Cane Bay High parents speak out on potential switch to Stratford

Board member Ann Conder addresses parents Thursday night at Sangaree Middle.

Families with students who could potentially be affected by Berkeley County School District's redrawing of its attendance lines are demanding district officials reveal their long-term plans for area growth.

Many parents were dissatisfied with the district’s second meeting on the topic, which was a drop-in style format. They told district officials and board members they wished the Jan. 31 event at Sangaree Middle School could've been an open forum.

The meeting was specific to parents - living in the Sangaree area - of current Cane Bay High students who could possibly be switching to Stratford High in Goose Creek, should the attendance line changes go into effect; the decision would affect roughly 485 students, district officials said.

The attendance line changes are in response to the continuously growing district. In December, consultant Tony Park of Harding Parker and Associates laid out ideas addressing the district’s growth.

The attendance line changes include moving students at Carnes Crossroads from Cane Bay Elementary to Devon Forest Elementary; moving students at Carnes Crossroads from Cane Bay Middle to College Park Middle; and moving Sangaree students from Cane Bay High to Stratford High.

But the plan, if implemented, would only be an immediate and temporary solution to the growth challenge. Board member Ann Conder told parents the board has not made any final decisions regarding the changes and won't do so until the district has gathered enough public feedback.

“We do understand that we will need to build schools, and we are currently working to determine the best way to fund new school construction,” she told residents in her welcoming remarks. “However, we also know (it) can take up to three years to complete school construction.”

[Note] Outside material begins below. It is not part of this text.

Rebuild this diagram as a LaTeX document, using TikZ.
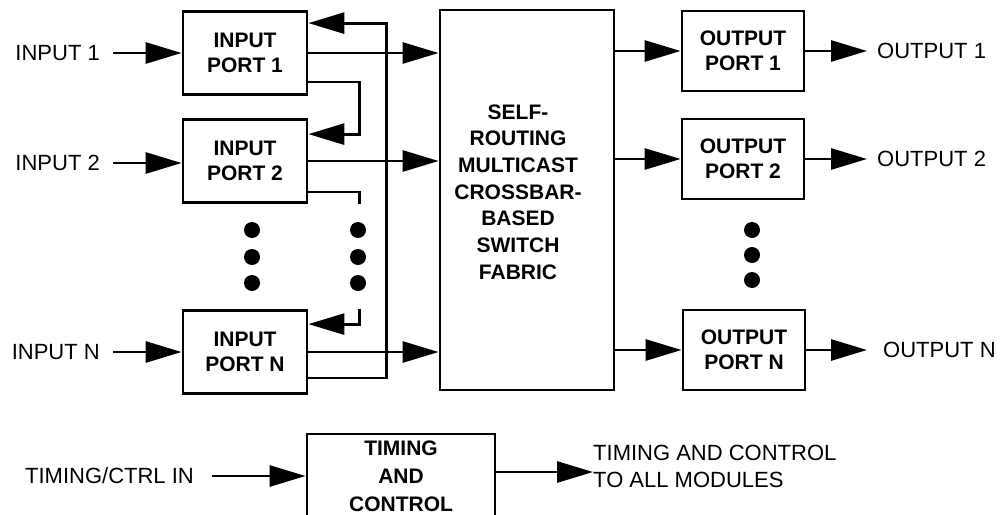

Board member David Barrow described the growth in Berkeley County as “unprecedented," revealing that the district in particular grows by about 900 to 1,000 students annually.

“So that places a tremendous burden on the existing structures that we have and the responsibility that we have for the future,” he said.

Most of the district growth is occurring in Cane Bay and its main high school already at max capacity for allowance of students, Barrow said. Luckily, Stratford High has some room.

During mid-meeting, parents were encouraged to check out easels set up at Sangaree Middle, voice their concerns to district officials and fill out comment cards. However, multiple parents in the crowd wanted to turn the event into an open forum.

Comments from Mary Clark, who told the board she has one child at Cane Bay High and another at Sangaree Middle, who will be attending the same high school in a couple of years, drew audience applause.

“Am I going to have to go through this all over again?” Clark said. “You’re talking about destructing my child’s life – her education…the advantages that she has by attending Cane Bay that the other high schools do not have.”

After the meeting, Clark told the Berkeley Independent that she hopes the district will realize the possible school changes could greatly affect the lives of "people that live and support this community.

"They don’t need to do what’s best for them and their short-term goals," she said of district officials. "They need to think about the people that pay the taxes, that pay their salaries and…vote them into office."

Clark said she is “absolutely” against her children having to switch to Stratford, saying she chose to move to Sangaree because of Cane Bay High.

“Both of my children have refused to go to Stratford and they…will (be) home-schooled if forced,” she said.

Clark said she plans to stay on top of the issue and also expressed frustration that the meeting was originally meant to be a forum “where we could ask collective questions,” as opposed to the drop-in format.

According to resident Jessica Schieffer, who lives in one of the areas under the consideration for attendance line changes, said her sophomore daughter, Jennah Wright, is enrolled in a Cane Bay High law program not offered at Stratford and also doesn't want Wright to switch schools.

“If they do decide to move us to Stratford, I’m fighting,” Schieffer said.

She added that the issue goes beyond the children, affecting home prices in an area she's lived 23 years.

“It’s our property values as well,” Schieffer said.

Tracy Sineath, who has an 11th-grade son, with Asperger's, in advanced placement classes, also expressed concerns about his teen going to a whole new school his senior year. He said he had a similar change his final year of high school.

“I was a senior going to a whole new school my senior year, it killed me,” Sineath said, adding that he moved into his neighborhood 12 years ago with the understanding his children would be going to Cane Bay High.

“And now we’re being told, ‘Oh, hey, we might do this,’ but we don’t have real answers," he said.

Sineath said he was hoping to have his say during Thursday night’s meeting but was dissatisfied with the setup, saying he wanted an open forum.

“I didn’t come here for a lecture, I came here to give you my opinion,” he said.

The next community meeting has not yet been announced.